### Aim
Give back exactly the lines from the beginning of the listing below to the line holding "(0,0) rectangle (1256,1233);", both ends included; the pictures stay out.

### Supplied data
====================

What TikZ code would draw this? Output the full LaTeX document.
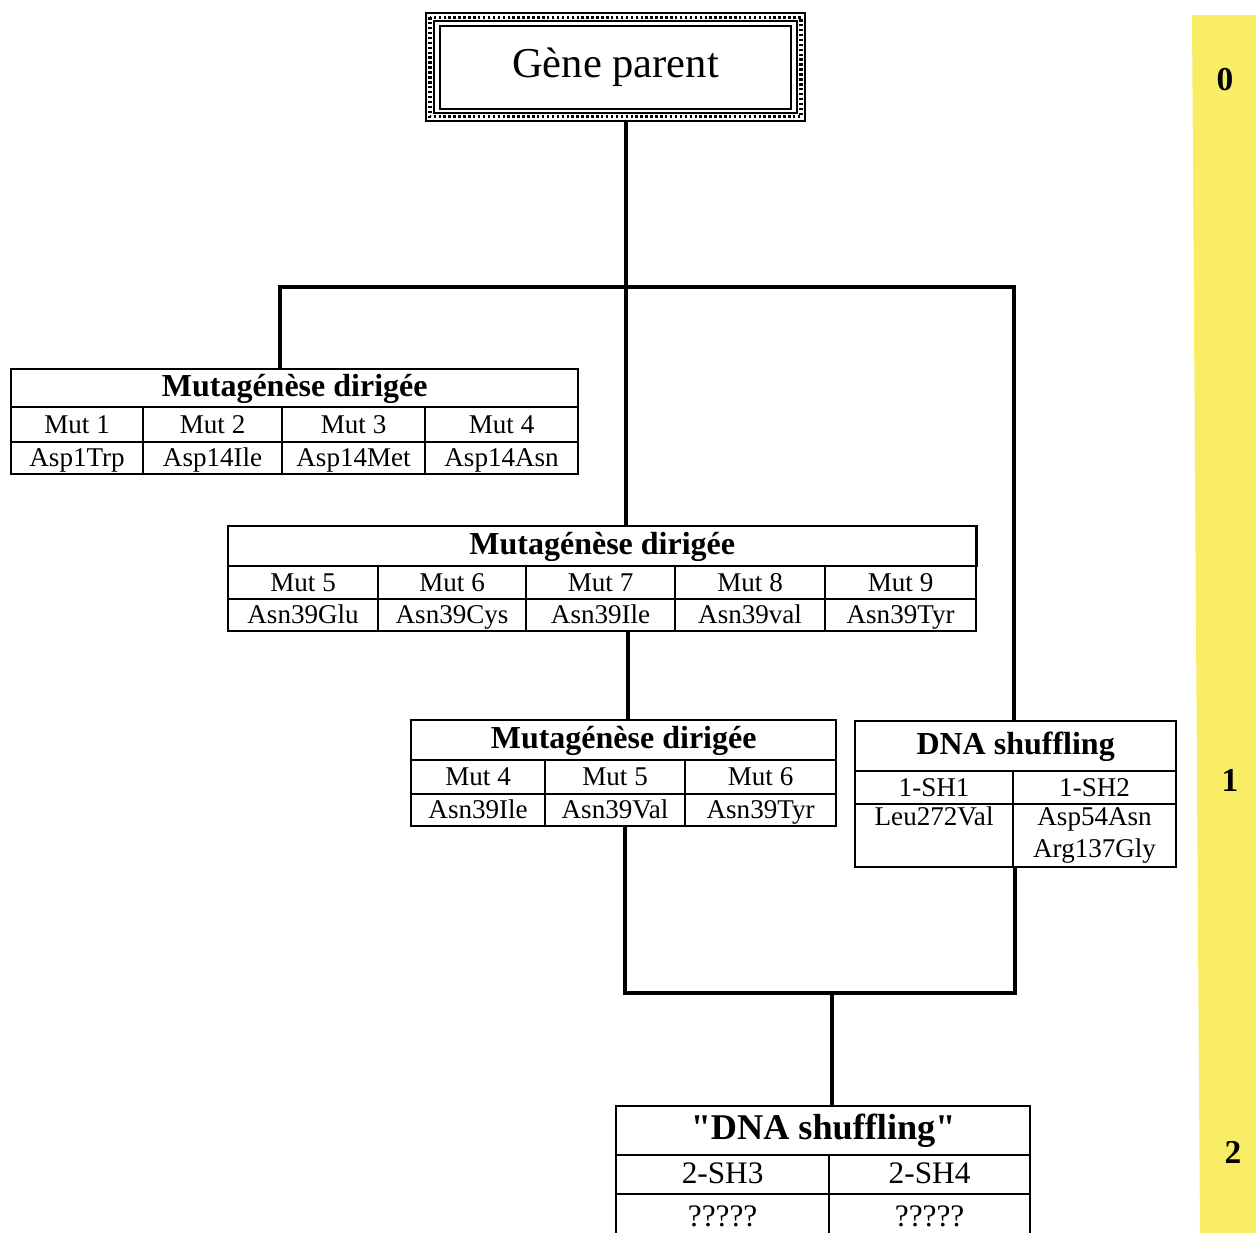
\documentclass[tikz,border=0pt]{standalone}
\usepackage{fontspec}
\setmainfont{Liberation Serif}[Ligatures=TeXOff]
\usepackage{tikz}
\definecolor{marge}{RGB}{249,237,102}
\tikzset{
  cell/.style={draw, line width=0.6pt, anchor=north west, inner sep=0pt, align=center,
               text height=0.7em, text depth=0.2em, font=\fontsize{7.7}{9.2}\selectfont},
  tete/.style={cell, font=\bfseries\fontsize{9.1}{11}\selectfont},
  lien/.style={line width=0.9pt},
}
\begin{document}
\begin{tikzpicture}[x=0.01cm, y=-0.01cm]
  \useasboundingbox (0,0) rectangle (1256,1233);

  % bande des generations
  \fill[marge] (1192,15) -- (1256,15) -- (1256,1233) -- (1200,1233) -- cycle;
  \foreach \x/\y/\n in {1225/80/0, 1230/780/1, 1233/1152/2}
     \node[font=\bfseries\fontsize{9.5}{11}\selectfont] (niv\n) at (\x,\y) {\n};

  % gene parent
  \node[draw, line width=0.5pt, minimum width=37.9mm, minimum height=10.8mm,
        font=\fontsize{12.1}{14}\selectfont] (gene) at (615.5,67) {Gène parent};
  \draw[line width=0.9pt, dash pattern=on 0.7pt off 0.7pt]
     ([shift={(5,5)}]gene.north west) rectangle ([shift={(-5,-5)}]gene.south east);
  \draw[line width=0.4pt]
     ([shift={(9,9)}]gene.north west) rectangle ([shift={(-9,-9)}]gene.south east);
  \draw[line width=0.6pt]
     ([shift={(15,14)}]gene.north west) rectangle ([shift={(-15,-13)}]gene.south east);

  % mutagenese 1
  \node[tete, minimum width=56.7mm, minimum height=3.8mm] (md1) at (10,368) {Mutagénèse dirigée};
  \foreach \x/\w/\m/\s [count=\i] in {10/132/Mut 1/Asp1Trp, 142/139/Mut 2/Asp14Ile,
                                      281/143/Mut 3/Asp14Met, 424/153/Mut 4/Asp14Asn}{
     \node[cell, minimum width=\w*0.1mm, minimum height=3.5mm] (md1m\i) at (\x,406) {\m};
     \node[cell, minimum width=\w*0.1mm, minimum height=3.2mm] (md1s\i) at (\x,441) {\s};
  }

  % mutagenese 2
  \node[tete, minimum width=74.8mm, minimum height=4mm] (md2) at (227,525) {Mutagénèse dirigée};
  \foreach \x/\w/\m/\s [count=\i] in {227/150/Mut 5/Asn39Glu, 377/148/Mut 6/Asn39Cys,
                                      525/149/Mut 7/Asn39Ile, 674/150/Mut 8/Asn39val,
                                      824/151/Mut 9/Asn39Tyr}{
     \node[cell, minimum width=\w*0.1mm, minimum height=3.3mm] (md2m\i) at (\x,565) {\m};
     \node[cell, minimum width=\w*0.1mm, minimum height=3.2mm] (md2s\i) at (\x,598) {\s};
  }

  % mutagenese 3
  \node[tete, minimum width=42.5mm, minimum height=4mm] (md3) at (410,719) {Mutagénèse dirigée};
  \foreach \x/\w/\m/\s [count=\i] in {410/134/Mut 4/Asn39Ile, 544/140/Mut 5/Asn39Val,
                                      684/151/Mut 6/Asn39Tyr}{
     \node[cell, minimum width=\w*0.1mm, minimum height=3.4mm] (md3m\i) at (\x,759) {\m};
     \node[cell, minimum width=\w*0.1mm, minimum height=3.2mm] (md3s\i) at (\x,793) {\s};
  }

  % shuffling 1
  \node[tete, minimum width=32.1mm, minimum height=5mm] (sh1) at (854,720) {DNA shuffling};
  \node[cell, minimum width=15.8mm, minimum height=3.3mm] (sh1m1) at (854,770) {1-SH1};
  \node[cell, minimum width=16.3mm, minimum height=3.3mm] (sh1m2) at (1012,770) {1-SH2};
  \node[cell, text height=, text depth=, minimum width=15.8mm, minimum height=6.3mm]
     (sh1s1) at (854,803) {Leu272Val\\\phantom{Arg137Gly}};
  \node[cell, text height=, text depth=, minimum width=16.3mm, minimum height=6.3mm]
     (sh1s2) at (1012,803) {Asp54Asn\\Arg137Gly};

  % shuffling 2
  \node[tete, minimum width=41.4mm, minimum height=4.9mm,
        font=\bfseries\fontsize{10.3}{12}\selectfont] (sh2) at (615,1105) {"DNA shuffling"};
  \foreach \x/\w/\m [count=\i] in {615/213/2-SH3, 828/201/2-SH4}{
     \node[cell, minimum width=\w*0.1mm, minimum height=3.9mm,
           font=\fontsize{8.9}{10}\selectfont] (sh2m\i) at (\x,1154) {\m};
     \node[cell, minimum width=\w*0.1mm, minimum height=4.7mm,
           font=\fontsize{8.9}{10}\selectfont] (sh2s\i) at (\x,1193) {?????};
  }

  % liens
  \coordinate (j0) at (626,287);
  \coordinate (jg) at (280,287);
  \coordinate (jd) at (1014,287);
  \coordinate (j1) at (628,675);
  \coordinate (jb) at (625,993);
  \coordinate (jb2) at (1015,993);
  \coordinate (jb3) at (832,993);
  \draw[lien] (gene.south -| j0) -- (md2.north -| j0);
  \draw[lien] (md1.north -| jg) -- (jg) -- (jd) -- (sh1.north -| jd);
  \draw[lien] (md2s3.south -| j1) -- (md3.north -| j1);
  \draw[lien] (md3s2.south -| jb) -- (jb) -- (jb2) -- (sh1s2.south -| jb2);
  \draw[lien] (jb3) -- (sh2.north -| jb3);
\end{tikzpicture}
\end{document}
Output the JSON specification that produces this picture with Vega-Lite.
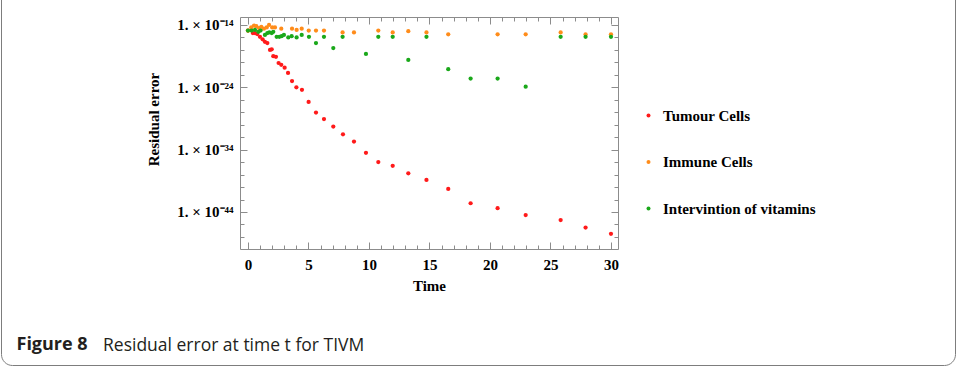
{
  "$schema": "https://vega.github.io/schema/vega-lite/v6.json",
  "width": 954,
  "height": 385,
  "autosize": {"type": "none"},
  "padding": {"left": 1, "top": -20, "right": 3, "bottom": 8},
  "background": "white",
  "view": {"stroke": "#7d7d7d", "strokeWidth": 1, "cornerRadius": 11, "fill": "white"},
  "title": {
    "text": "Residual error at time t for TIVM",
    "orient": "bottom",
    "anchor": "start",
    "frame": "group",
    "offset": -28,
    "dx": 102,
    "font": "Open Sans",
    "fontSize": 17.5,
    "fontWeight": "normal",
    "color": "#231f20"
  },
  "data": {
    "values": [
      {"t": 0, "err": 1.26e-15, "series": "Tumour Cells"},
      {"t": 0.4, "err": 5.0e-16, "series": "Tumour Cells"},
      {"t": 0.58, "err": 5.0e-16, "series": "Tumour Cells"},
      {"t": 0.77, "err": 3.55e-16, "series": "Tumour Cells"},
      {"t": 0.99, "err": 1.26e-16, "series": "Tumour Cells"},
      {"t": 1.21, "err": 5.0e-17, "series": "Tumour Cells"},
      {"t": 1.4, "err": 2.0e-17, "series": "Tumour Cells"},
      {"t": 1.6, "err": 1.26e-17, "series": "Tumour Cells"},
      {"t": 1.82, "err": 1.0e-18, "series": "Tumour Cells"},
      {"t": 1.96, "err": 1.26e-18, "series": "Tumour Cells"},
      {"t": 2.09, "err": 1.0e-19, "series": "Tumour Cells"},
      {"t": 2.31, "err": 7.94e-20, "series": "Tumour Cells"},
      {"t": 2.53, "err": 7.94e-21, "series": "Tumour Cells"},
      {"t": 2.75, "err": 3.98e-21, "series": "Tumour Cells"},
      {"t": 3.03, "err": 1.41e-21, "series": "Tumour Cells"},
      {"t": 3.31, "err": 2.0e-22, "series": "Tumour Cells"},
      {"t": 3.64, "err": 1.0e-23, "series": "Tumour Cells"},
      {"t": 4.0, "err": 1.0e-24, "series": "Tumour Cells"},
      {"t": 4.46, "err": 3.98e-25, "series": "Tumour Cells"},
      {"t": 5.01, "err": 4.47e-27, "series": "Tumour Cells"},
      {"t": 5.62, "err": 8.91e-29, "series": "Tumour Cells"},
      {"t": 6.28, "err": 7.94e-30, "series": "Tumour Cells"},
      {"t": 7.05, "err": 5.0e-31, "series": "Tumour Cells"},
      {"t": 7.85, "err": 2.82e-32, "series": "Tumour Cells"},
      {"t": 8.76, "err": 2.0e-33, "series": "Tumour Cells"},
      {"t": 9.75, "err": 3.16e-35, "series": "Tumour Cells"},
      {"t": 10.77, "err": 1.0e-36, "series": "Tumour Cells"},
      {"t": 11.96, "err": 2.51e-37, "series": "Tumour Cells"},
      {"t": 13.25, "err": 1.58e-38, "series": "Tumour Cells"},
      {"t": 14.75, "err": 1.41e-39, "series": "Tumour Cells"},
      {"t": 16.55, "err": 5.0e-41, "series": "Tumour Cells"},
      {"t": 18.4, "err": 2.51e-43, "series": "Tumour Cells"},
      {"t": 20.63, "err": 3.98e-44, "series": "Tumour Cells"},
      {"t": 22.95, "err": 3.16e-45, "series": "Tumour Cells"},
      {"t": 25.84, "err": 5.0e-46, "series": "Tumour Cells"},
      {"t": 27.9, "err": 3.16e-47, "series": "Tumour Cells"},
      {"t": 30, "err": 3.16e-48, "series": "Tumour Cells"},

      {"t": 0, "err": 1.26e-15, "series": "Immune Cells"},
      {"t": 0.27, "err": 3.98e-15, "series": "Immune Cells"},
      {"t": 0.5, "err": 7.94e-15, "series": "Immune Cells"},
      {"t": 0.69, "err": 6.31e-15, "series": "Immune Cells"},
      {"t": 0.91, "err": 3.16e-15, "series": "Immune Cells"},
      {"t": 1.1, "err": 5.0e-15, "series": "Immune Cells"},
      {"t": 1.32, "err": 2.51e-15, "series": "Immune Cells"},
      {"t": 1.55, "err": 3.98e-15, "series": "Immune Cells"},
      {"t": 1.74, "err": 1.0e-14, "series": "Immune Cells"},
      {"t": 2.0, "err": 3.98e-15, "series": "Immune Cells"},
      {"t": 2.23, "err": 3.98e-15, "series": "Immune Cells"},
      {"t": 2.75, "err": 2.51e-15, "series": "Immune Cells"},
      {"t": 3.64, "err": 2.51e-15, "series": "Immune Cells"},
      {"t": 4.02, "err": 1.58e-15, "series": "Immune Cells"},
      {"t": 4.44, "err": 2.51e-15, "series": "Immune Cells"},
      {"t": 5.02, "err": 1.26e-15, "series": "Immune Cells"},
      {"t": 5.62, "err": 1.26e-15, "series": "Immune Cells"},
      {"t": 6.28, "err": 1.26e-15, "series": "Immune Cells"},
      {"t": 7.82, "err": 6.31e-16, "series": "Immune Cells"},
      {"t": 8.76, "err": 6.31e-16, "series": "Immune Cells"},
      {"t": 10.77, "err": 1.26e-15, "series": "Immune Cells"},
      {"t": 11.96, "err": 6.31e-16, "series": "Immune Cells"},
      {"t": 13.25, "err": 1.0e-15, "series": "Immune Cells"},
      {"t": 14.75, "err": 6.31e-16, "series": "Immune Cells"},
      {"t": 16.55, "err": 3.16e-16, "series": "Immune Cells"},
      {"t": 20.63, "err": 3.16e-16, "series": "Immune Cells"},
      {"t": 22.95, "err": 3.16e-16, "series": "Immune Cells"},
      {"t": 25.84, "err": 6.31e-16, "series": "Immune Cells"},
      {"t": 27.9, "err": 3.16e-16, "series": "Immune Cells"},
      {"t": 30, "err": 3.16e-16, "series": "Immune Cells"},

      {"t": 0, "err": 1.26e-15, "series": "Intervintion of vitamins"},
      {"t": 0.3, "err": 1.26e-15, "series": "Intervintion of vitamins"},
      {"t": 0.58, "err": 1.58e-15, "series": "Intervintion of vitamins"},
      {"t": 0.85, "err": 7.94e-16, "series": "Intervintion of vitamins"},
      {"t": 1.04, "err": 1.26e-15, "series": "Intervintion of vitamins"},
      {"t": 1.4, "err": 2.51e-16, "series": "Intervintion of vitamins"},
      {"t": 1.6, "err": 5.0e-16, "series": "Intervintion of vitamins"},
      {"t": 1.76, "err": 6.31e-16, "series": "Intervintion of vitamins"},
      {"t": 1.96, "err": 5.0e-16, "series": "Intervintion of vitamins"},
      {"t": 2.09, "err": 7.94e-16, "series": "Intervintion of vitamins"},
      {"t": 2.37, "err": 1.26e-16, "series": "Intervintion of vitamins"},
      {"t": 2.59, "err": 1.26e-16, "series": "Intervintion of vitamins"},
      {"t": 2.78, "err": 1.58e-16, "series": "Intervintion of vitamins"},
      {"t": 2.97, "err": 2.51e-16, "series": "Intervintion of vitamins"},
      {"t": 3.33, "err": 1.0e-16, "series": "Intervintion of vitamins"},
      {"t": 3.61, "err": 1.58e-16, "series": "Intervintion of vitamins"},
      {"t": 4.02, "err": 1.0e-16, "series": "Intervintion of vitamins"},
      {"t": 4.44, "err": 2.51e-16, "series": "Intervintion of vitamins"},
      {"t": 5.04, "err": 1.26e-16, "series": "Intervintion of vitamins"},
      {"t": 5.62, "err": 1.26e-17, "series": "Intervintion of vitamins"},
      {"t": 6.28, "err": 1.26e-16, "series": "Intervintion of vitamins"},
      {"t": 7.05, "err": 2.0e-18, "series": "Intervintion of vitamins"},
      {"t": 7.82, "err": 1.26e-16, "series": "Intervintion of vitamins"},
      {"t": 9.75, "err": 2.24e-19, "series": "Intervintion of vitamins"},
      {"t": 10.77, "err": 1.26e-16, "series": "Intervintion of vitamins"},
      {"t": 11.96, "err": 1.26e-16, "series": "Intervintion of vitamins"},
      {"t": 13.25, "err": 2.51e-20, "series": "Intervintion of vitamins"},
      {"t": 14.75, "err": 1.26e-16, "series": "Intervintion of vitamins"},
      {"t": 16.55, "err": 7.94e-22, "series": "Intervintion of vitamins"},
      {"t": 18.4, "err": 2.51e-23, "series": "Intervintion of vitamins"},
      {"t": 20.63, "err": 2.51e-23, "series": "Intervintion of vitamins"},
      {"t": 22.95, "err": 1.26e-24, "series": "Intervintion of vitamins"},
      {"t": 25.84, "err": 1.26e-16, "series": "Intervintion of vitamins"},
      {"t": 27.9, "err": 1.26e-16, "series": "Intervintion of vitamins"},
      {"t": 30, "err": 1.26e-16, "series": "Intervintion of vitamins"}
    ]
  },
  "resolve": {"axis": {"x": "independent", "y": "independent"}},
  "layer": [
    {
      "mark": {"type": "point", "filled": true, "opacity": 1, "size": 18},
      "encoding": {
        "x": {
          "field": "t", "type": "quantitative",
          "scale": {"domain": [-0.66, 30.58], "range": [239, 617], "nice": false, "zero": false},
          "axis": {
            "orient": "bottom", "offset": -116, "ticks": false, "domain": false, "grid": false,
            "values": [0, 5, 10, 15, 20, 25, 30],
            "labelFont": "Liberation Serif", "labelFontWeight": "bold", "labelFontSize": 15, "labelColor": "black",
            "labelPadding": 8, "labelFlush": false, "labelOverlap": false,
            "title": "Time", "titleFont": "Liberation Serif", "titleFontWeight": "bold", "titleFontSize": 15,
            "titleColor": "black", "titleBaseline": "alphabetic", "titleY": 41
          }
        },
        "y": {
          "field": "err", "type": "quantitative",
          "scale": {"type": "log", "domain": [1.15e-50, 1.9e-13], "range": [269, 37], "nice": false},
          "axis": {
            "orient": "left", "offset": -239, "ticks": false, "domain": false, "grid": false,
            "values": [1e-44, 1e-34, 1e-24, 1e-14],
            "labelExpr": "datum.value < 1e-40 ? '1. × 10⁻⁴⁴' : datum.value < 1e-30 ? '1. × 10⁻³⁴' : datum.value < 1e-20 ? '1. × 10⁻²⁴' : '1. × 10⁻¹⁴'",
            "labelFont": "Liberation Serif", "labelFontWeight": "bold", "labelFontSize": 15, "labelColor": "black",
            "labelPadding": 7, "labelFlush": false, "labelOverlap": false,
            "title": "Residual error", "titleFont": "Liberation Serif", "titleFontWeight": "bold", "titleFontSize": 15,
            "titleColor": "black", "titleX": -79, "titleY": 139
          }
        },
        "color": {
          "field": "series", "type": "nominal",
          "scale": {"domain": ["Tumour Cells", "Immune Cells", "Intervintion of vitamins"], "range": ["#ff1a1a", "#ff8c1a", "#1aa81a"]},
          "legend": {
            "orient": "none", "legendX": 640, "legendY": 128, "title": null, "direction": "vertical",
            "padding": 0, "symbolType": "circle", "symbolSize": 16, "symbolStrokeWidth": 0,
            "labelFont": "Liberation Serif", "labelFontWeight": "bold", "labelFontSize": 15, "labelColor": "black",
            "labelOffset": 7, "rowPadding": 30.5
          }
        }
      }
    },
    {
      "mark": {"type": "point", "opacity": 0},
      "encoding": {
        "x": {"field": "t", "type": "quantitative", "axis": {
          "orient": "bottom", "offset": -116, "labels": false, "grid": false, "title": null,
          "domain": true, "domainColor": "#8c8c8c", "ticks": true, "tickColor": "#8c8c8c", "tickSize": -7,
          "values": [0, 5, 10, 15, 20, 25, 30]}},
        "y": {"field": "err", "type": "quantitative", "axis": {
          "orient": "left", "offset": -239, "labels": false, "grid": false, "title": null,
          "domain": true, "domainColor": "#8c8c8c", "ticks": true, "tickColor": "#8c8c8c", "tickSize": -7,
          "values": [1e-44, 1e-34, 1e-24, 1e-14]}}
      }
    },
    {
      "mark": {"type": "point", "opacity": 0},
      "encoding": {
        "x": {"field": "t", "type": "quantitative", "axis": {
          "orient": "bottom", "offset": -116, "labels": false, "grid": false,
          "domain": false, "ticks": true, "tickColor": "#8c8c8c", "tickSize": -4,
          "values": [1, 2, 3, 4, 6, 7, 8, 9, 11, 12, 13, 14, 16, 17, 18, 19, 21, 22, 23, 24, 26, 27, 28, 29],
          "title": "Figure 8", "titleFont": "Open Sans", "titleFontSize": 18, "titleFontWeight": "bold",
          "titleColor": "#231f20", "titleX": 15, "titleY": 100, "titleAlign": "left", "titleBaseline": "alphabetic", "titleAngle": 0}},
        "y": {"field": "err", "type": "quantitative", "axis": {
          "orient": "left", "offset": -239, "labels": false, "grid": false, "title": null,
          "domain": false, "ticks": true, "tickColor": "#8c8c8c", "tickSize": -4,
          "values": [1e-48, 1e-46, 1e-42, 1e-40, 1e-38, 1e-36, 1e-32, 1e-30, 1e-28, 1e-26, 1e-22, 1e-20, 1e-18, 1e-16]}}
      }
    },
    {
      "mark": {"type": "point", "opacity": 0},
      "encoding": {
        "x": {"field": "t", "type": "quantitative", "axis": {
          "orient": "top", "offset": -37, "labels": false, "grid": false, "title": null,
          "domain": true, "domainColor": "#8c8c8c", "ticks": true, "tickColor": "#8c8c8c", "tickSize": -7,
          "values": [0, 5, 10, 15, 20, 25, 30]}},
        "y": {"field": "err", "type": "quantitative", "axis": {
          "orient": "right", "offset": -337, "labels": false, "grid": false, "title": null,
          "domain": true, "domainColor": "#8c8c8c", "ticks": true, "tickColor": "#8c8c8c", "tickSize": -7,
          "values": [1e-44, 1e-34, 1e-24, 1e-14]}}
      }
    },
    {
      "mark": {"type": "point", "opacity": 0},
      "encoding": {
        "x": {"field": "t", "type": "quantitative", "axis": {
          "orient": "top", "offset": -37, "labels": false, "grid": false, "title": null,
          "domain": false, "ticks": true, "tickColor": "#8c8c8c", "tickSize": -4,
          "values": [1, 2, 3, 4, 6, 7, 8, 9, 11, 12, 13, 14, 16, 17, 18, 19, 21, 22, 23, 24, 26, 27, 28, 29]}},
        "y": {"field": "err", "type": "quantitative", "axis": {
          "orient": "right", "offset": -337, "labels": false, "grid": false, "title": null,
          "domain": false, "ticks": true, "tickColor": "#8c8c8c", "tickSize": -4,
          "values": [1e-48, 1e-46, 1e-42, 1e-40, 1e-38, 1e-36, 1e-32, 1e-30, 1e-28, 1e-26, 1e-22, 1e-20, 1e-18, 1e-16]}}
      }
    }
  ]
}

====================

### Worked answer
What TikZ code would draw this? Output the full LaTeX document.
\documentclass[tikz,border=0pt]{standalone}
\usepackage{fontspec}
\setmainfont{Liberation Serif}[Ligatures=TeXOff]
\usepackage{tikz}
\definecolor{marge}{RGB}{249,237,102}
\tikzset{
  cell/.style={draw, line width=0.6pt, anchor=north west, inner sep=0pt, align=center,
               text height=0.7em, text depth=0.2em, font=\fontsize{7.7}{9.2}\selectfont},
  tete/.style={cell, font=\bfseries\fontsize{9.1}{11}\selectfont},
  lien/.style={line width=0.9pt},
}
\begin{document}
\begin{tikzpicture}[x=0.01cm, y=-0.01cm]
  \useasboundingbox (0,0) rectangle (1256,1233);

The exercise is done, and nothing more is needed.